Las Vegas resident Pierre Miguel Calimlim, a 29-year- old managing partner for Plant Power Foods & Marketing was born in Manila and moved to the United States when he was eight first to San Francisco and then Daily City in 1999.
“I came legally and while growing up I got denied or I got too old before I was able to be processed for a green card. I went to court and they told me I have reached a certain age when I cannot be filed under my dad,” Calimlim revealed. “I started DACA eight years ago, 2011 and it only lasted for 2 years. I would have to renew every time it expired. In my family I was the only DACA recipient. When my dad became a citizen, I was too old to automatically get a green card.”
Calimlim recalled It was hard living even with limited DACA privileges because he had to be out of job for few months as it took a while to get back his work authorization card.
“I lost many opportunities in my life. Now that Trump is still somehow trying to overturn DACA, I feel it is unfair for the rest of immigrants who are under DACA. United State is an amazing country for those with dreams. It feels great to have the Supreme Court say no to overturn DACA,” Calimlim was overjoyed.
Like Taggueg, Calimlim thinks DACA recipients should be given enough leeway and should automatically get a green card after two years because they can work and pay taxes.
“My dream job was to be a police officer and become a detective. Following my dad’s footsteps was my dream. But to become a police officer here in the United States you need to be a citizen,” Calimlim said.
Calimlim laments that living with unstable immigration status has become a dream killer after he failed to get a green card and finished college after being depressed and even thought about giving up on life. But he moved to Las Vegas, starteda new life with his wife and a business with his best friend.
“Like most Filipinos, I didn’t support the rally nor join the rally because at the end of the day, we have to wake up and work hard to earn a living. Going to a rally is just a waste the time. Instead, you can buy your way in to be documented,” Calimlim explained.
Just the same, Calimlim exhorts Filipinos not to live in fear, stand up and keep working hard as nothing bad is going to happen unless one commits a crime.
“Stay positive and build your life the way you want to be. There is nothing wrong in being scared but don’t let it stop you. I found ways to survive and God, who works in mysterious ways, is there. It was God’s design that I was able to apply for and avail of DACA,” said Calimlim.
Newly-retired University of Sacramento Professor James Sobredo recalled he had undocumented Filipino students in his classes.

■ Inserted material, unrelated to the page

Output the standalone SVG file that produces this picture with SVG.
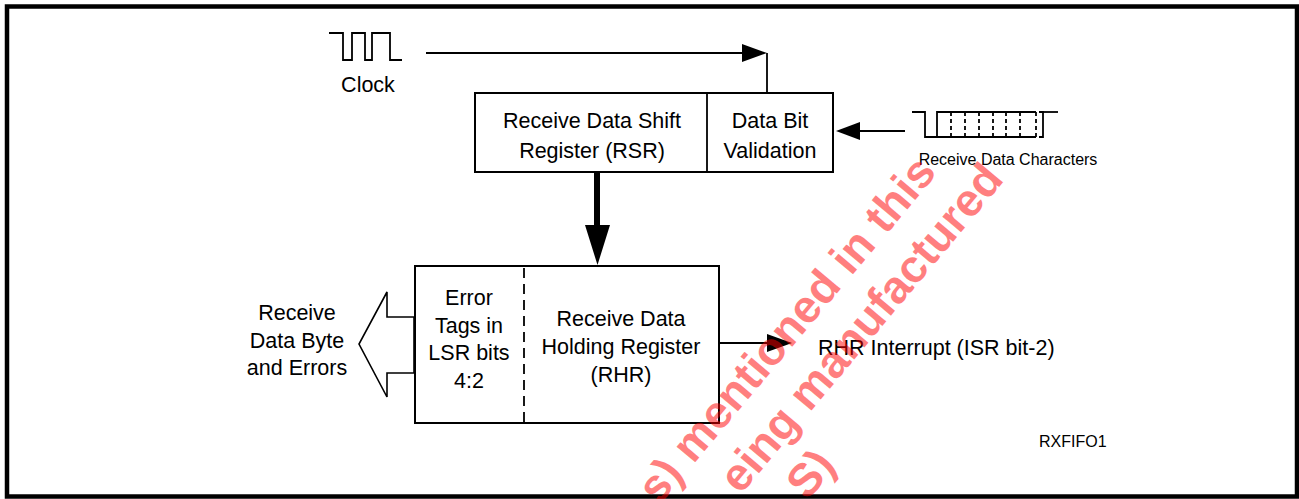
<svg xmlns="http://www.w3.org/2000/svg" width="1299" height="499" viewBox="0 0 1299 499">
<style>
.t{font-family:"Liberation Sans",Arial,sans-serif;font-size:21.5px;fill:#000;text-anchor:middle}
.s{font-family:"Liberation Sans",Arial,sans-serif;font-size:16px;fill:#000}
.box{fill:#fff;stroke:#000;stroke-width:2}
.ln{stroke:#000;stroke-width:1.8;fill:none}
.wm{font-family:"Liberation Sans",Arial,sans-serif;font-size:46px;font-weight:bold;fill:#ff0000;fill-opacity:0.5;text-anchor:end}
</style>
<rect x="0" y="0" width="1299" height="499" fill="#fff"/>
<rect x="7" y="6.5" width="1290" height="490" fill="none" stroke="#000" stroke-width="4.5"/>
<g id="clock">
<polyline class="ln" points="329,33 343,33 343,60 352,60 352,33 365,33 365,60 372,60 372,33 390,33 390,60 402,60"/>
<text class="t" x="368" y="92">Clock</text>
</g>
<g id="rsr">
<rect class="box" x="475" y="93" width="358" height="79"/>
<line class="ln" x1="707" y1="93" x2="707" y2="172" stroke-width="2"/>
<text class="t" x="592" y="128">Receive Data Shift</text>
<text class="t" x="592" y="158">Register (RSR)</text>
<text class="t" x="770" y="128">Data Bit</text>
<text class="t" x="770" y="158">Validation</text>
</g>
<g id="rxdata">
<polyline class="ln" points="912,112 925,112 925,137 1036,137"/>
<polyline class="ln" points="1036,112 937,112 937,137"/>
<g class="ln" stroke-dasharray="4,3">
<line x1="951" y1="112" x2="951" y2="137"/>
<line x1="965" y1="112" x2="965" y2="137"/>
<line x1="979" y1="112" x2="979" y2="137"/>
<line x1="993" y1="112" x2="993" y2="137"/>
<line x1="1006" y1="112" x2="1006" y2="137"/>
<line x1="1020" y1="112" x2="1020" y2="137"/>
<line x1="1036" y1="112" x2="1036" y2="137"/>
</g>
<polyline class="ln" points="1039,112 1043,112 1043,137 1039,137"/>
<line class="ln" x1="1043" y1="112" x2="1058" y2="112"/>
<text class="s" x="1008" y="165" text-anchor="middle">Receive Data Characters</text>
</g>
<g id="rhr">
<rect class="box" x="415" y="266" width="304" height="157"/>
<line class="ln" x1="524" y1="268" x2="524" y2="422" stroke-dasharray="10,6"/>
<text class="t" x="469" y="305">Error</text>
<text class="t" x="469" y="333">Tags in</text>
<text class="t" x="469" y="360">LSR bits</text>
<text class="t" x="469" y="388">4:2</text>
<text class="t" x="621" y="326">Receive Data</text>
<text class="t" x="621" y="354">Holding Register</text>
<text class="t" x="621" y="382">(RHR)</text>
</g>
<g id="output">
<polygon points="414,317 387,317 387,292 359,344 387,397 387,373 414,373" fill="#fff" stroke="#000" stroke-width="1.6"/>
<text class="t" x="297" y="320">Receive</text>
<text class="t" x="297" y="348">Data Byte</text>
<text class="t" x="297" y="375">and Errors</text>
</g>
<g id="interrupt">
<text class="t" x="818" y="355" style="text-anchor:start">RHR Interrupt (ISR bit-2)</text>
</g>
<g id="label">
<text class="s" x="1039" y="447" font-size="16.5">RXFIFO1</text>
</g>
<g id="connectors">
<line class="ln" x1="426" y1="53" x2="745" y2="53"/>
<polygon points="742,44 767,53 742,62" fill="#000"/>
<line class="ln" x1="767" y1="53" x2="767" y2="93"/>
<line class="ln" x1="905" y1="131" x2="858" y2="131"/>
<polygon points="860,122 836,131 860,140" fill="#000"/>
<line x1="597" y1="172" x2="597" y2="227" stroke="#000" stroke-width="6"/>
<polygon points="585,225 610,225 597.5,265" fill="#000"/>
<line class="ln" x1="719" y1="343" x2="770" y2="343"/>
<polygon points="767,334 792,343 767,352" fill="#000"/>
</g>
<g id="watermark">
<text class="wm" transform="translate(938,173) rotate(-50)">s) mentioned in this</text>
<text class="wm" transform="translate(1005,180) rotate(-50)">eing manufactured</text>
<text class="wm" transform="translate(837,466) rotate(-50)">S)</text>
</g>
</svg>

“Prior to DACA and prior to California passing laws that gave driver’s licenses to undocumented immigrants and college financial aid, life was very stressful for undocumented Filipinos and other students in a similar situation and this was we regularly discussed in my Ethnic Studies classes,” Sobredo said. “One of my Filipino students even confided that her entire family was deported back to the Philippines and the deportation experience was very traumatic for the entire family.”
Immigration lawyer Johnson Lazaro, for his part, believes the Supreme Court ruling is a monumental victory for Dreamers coming in the heels of the pandemic, civil unrest and protests.
“This DACA victory gives our young people assurance that they can stay in a country that many now call home. However, they can’t let their guards down just yet. The narrow 5-4 Court ruling blocked the Trump administration because it did not comply with procedural requirements. We need to anticipate the next bout and know that there will be a re-match. We need to start preparing for the next fight,” Lazaro warned.